SECURITIES AND EXCHANGE COMMISSION

                             Washington, D.C. 20549
                             
                                  FORM 8-K/A        

                                 CURRENT REPORT



                     Pursuant to Section 13 or 15(d) of the
                        Securities Exchange Act of 1934



     Date of Report (date of earliest event reported):  September 20, 1996


                             WELLS FARGO & COMPANY
             (Exact name of registrant as specified in its charter)
 
 
         Delaware                      1-6214                 No. 13-2553920
(State or other jurisdiction      (Commission File             (IRS Employer
    of incorporation)                  Number)               Identification No.)
 
             420 Montgomery Street, San Francisco, California 94163
              (Address of principal executive offices) (Zip Code)


      Registrant's telephone number, including area code:  (415) 477-1000


                                 Not Applicable
         (Former name or former address, if changed since last report)


    
     Wells Fargo & Company (the "Company") hereby amends Exhibit 4(a) to the 
Company's Current Report on Form 8-K dated September 20, 1996, filed with the 
Securities and Exchange Commission on September 20, 1996 (the "Form 8-K"), as
set forth in the pages attached hereto.    
 
Item 5:       Other Events
              ------------

     On September 19, 1996 Wells Fargo & Company (the "Company") authorized the
sale and established the terms of up to 4,000,000 shares of Fixed/Adjustable
Rate Noncumulative Preferred Stock, Series H, under Registration No. 333-10469.

Item 7:       Financial Statements and Exhibits
              ---------------------------------

          (a) Financial statements of businesses acquired:  Not applicable.

          (b) Pro forma financial information:  Not applicable.

          (c) Index of Exhibits:

              4(a) -- Certificate of Designation for the Fixed/Adjustable Rate
              Noncumulative Preferred Stock.


                                   SIGNATURE
                                   ---------

    
Pursuant to the requirements of the Securities Exchange Act of 1934, the
registrant has duly caused this report to be signed on its behalf by the
undersigned, thereunto duly authorized, on September 23, 1996.     

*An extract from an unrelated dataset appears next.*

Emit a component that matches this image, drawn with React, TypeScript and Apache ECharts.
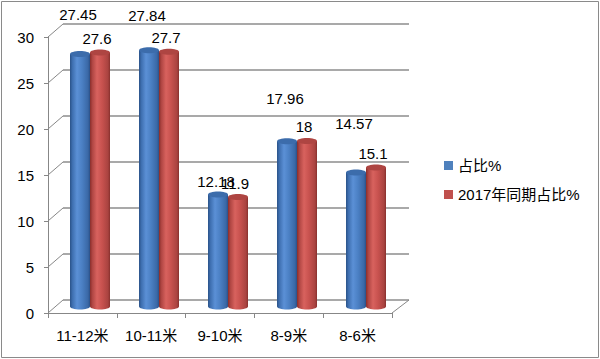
import React, { useEffect, useRef } from "react";
import * as echarts from "echarts";

const categories = ["11-12米", "10-11米", "9-10米", "8-9米", "8-6米"];
const shareValues = [27.45, 27.84, 12.18, 17.96, 14.57];
const lastYearValues = [27.6, 27.7, 11.9, 18, 15.1];
const seriesNames = ["占比%", "2017年同期占比%"];
const yTicks = [0, 5, 10, 15, 20, 25, 30];

// styling only: how far above the bar top each blue label sits (Excel auto placement)
const blueLabelLift = [39, 35, 13, 43, 49];

const FONT = '"Liberation Sans", "Noto Sans CJK SC", sans-serif';
const GRAY = "#878787";
const FS = 15;

const BARS = { left: 55.5, top: 30.5, width: 345, height: 276 };
const BACK = { left: 63, top: 24, width: 346, height: 276 };
const FRONT = { left: 48, top: 37, width: 344, height: 276 };

const BLUE = {
  legend: "#4f81bd",
  body: [
    [0, "#2a5288"],
    [0.12, "#3e6fb0"],
    [0.35, "#5b90d6"],
    [0.6, "#4b80c4"],
    [0.9, "#3a68a6"],
    [1, "#2a5088"],
  ],
  cap: "#3c6cab",
};
const RED = {
  legend: "#c0504d",
  body: [
    [0, "#8a2e2b"],
    [0.12, "#b04643"],
    [0.35, "#d8625e"],
    [0.6, "#c8524f"],
    [0.9, "#a94340"],
    [1, "#87302d"],
  ],
  cap: "#ae4542",
};

function makeRender(side: number, palette: any, labelLift: (i: number) => number, labelDx: number) {
  return (params: any, api: any) => {
    const i = api.value(0);
    const v = api.value(1);
    const top = api.coord([i, v]);
    const base = api.coord([i, 0]);
    const w = 20;
    const cx = top[0] + (side * w) / 2;
    const x0 = cx - w / 2;
    const ry = 3;
    const grad = new echarts.graphic.LinearGradient(
      0,
      0,
      1,
      0,
      palette.body.map((s: any) => ({ offset: s[0], color: s[1] }))
    );
    return {
      type: "group",
      children: [
        {
          type: "ellipse",
          shape: { cx, cy: base[1], rx: w / 2, ry },
          style: { fill: grad },
        },
        {
          type: "rect",
          shape: { x: x0, y: top[1], width: w, height: base[1] - top[1] },
          style: { fill: grad },
        },
        {
          type: "ellipse",
          shape: { cx, cy: top[1], rx: w / 2, ry },
          style: { fill: palette.cap },
        },
        {
          type: "text",
          style: {
            text: String(v),
            x: cx + labelDx,
            y: top[1] - labelLift(params.dataIndex),
            align: "center",
            verticalAlign: "middle",
            fill: "#000",
            fontSize: FS,
            fontFamily: FONT,
          },
        },
      ],
    };
  };
}

export default function App() {
  const ref = useRef<HTMLDivElement>(null);
  useEffect(() => {
    document.body.style.margin = "0";
    if (!ref.current) return;
    const chart = echarts.init(ref.current, undefined, { renderer: "svg" });
    const hiddenCat = (gi: number) => ({
      type: "category",
      gridIndex: gi,
      data: categories,
      show: false,
    });
    const hiddenVal = (gi: number) => ({
      type: "value",
      gridIndex: gi,
      min: 0,
      max: 30,
      interval: 5,
      show: false,
      splitLine: { show: false },
    });
    chart.setOption({
      animation: false,
      legend: {
        orient: "vertical",
        left: 439,
        top: 153,
        itemWidth: 9,
        itemHeight: 9,
        itemGap: 14,
        icon: "rect",
        data: seriesNames,
        textStyle: { color: "#000", fontSize: FS, fontFamily: FONT, padding: [0, 0, 0, 0] },
      },
      grid: [
        { ...BARS, containLabel: false },
        { ...BACK, containLabel: false },
        { ...FRONT, containLabel: false },
      ],
      xAxis: [
        hiddenCat(0),
        hiddenCat(1),
        {
          type: "category",
          gridIndex: 2,
          data: categories,
          axisLine: { show: true, lineStyle: { color: GRAY, width: 1 } },
          axisTick: { show: true, length: 5, lineStyle: { color: GRAY } },
          axisLabel: { color: "#000", fontSize: FS, fontFamily: FONT, margin: 15 },
        },
      ],
      yAxis: [
        hiddenVal(0),
        {
          type: "value",
          gridIndex: 1,
          min: 0,
          max: 30,
          interval: 5,
          axisLine: { show: false },
          axisTick: { show: false },
          axisLabel: { show: false },
          splitLine: { show: true, lineStyle: { color: "#8c8c8c", width: 1.5 } },
        },
        {
          type: "value",
          gridIndex: 2,
          min: 0,
          max: 30,
          interval: 5,
          axisLine: { show: true, lineStyle: { color: GRAY, width: 1 } },
          axisTick: { show: true, length: 4, lineStyle: { color: GRAY } },
          axisLabel: { color: "#000", fontSize: FS, fontFamily: FONT, margin: 14 },
          splitLine: { show: false },
        },
      ],
      series: [
        {
          name: seriesNames[0],
          type: "custom",
          xAxisIndex: 0,
          yAxisIndex: 0,
          itemStyle: { color: BLUE.legend },
          encode: { x: 0, y: 1 },
          data: shareValues.map((v, i) => [i, v]),
          renderItem: makeRender(-1, BLUE, (i) => blueLabelLift[i], -2),
          z: 3,
        },
        {
          name: seriesNames[1],
          type: "custom",
          xAxisIndex: 0,
          yAxisIndex: 0,
          itemStyle: { color: RED.legend },
          encode: { x: 0, y: 1 },
          data: lastYearValues.map((v, i) => [i, v]),
          renderItem: makeRender(1, RED, () => 14, -3),
          z: 4,
        },
      ],
    });

    const frontX = FRONT.left;
    const backX = BACK.left;
    const diagonals = yTicks.map((t) => {
      const fy = chart.convertToPixel({ yAxisIndex: 2 } as any, t) as number;
      const by = chart.convertToPixel({ yAxisIndex: 1 } as any, t) as number;
      return {
        type: "line",
        shape: { x1: frontX, y1: fy, x2: backX, y2: by },
        style: { stroke: GRAY, lineWidth: 1 },
        silent: true,
      };
    });
    const fy0 = chart.convertToPixel({ yAxisIndex: 2 } as any, 0) as number;
    const by0 = chart.convertToPixel({ yAxisIndex: 1 } as any, 0) as number;
    chart.setOption({
      graphic: [
        ...diagonals,
        {
          type: "line",
          shape: {
            x1: FRONT.left + FRONT.width,
            y1: fy0,
            x2: BACK.left + BACK.width,
            y2: by0,
          },
          style: { stroke: GRAY, lineWidth: 1 },
          silent: true,
        },
        {
          type: "rect",
          shape: { x: 1.5, y: 1.5, width: 597, height: 356 },
          style: { fill: "none", stroke: "#8a8a8a", lineWidth: 1 },
          silent: true,
        },
      ],
    });
    return () => chart.dispose();
  }, []);
  return <div ref={ref} style={{ width: 600, height: 359 }} />;
}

                                       WELLS FARGO & COMPANY


                                       
                                       By:  /s/ Paul D. Ardleigh
                                           ---------------------------
                                           Name:  Paul D. Ardleigh
                                           Title: Vice President       
                                                   


                                      2.